Richland County Sheriff Leon Lott, whom McMaster credited with helping come up with the idea, said the goal is to identify drug kingpins.

“If we cut the head off, the body will follow,” Lott said. “We’re catching the little ones right now.”

But Denyse Williams, executive director of the state chapter of the American Civil Liberties Union, said she is concerned the state grand jury will be used to unfairly target poor minorities who are not the “big movers and shakers in the drug trade.”

“They’re dealing with powerless people who don’t know their legal rights,” she said Wednesday.

The state grand jury is not all-powerful: Witnesses cannot be jailed for contempt if they refused to testify while invoking their Fifth Amendment right against self-incrimination. “Without a concrete deal of immunity, they should take the Fifth on every single question,” Williams said.

Although there is “no silver bullet to this problem,” the state grand jury can be a useful tool in combatting gangs, State Law Enforcement Division Chief Robert Stewart said during the press conference.

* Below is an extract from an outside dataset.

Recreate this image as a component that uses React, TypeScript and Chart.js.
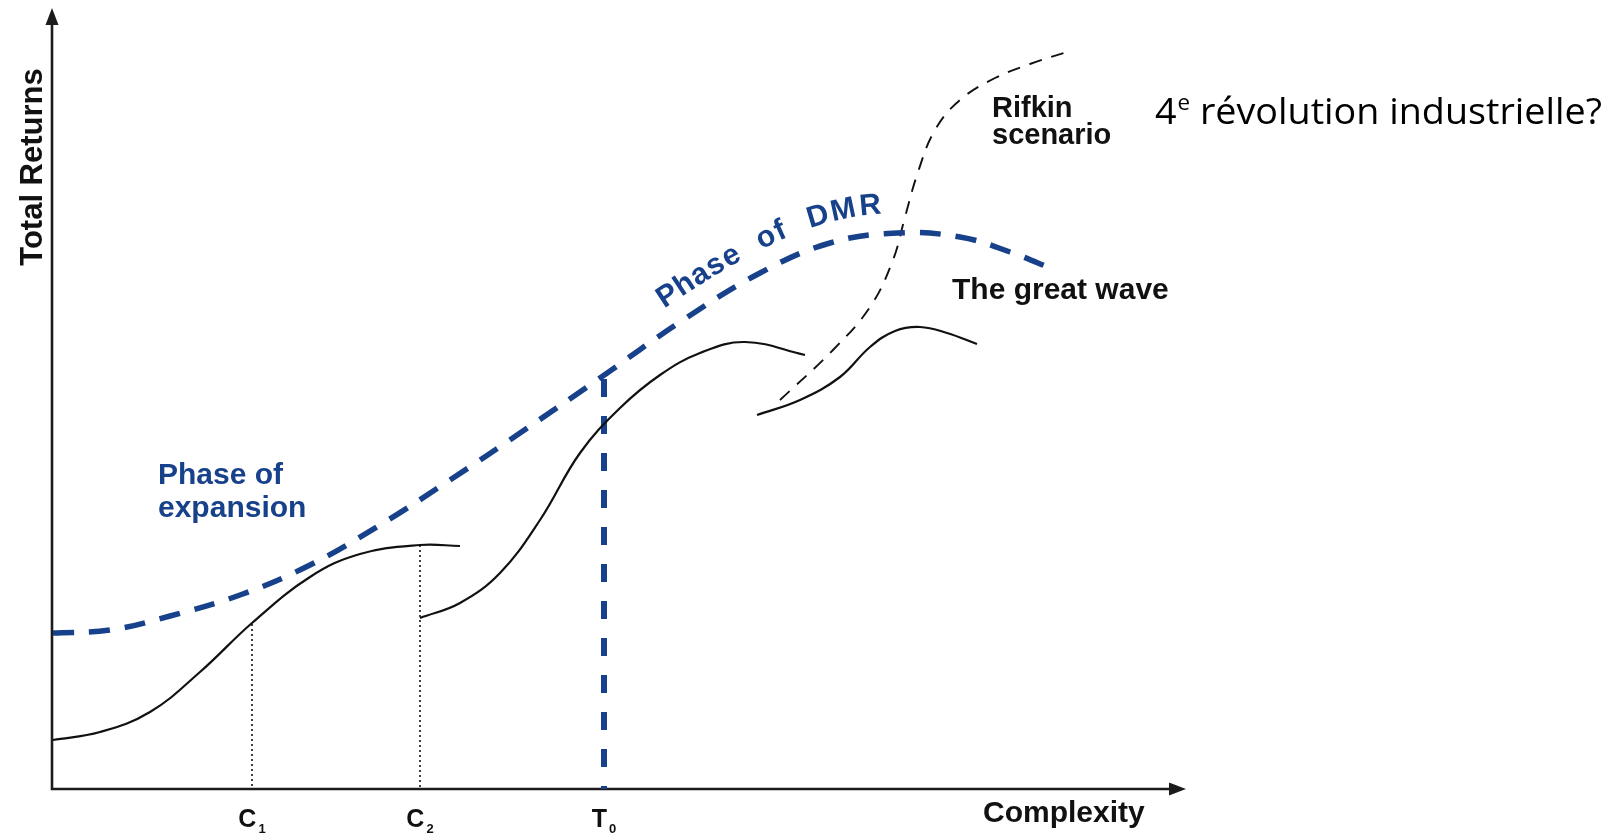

Between 80 and 100 gangs have been identified statewide using a federal definition of gangs, Stewart said. There were 522 reported gang-related incidents statewide last year, up from 370 the previous year, he said, though he added the state doesn’t yet track the number of gang-related drug incidents.

McMaster said gang activity cuts across all racial and income levels. David Soto, a Richland sheriff’s gang investigator, showed reporters pictures of gang graffiti in the county, including upscale areas of Northeast Richland.

The state grand jury is more powerful than county grand juries, which don’t have subpoena powers and are limited to crimes within their respective counties. The state grand jury can investigate multicounty drug and obscenity crimes, as well as public corruption, election fraud, computer crime violations, securities fraud and terrorism.

Besides compelling witnesses to testify, the 18-member state grand jury, which meets in secret, can subpoena records and other documents in deciding whether to issue indictments.

Since becoming the state attorney general two years ago, McMaster, a former U.S. attorney for South Carolina, has sought the Legislature’s approval to expand the state grand jury’s authority. His latest proposal would not require any change in the law.

State Sen. Jake Knotts, R-Lexington, who spoke during Wednesday’s press conference, has prefiled a bill that would define a gang and would make it illegal for gang members to intimidate someone into joining a gang or to keep someone from leaving a gang.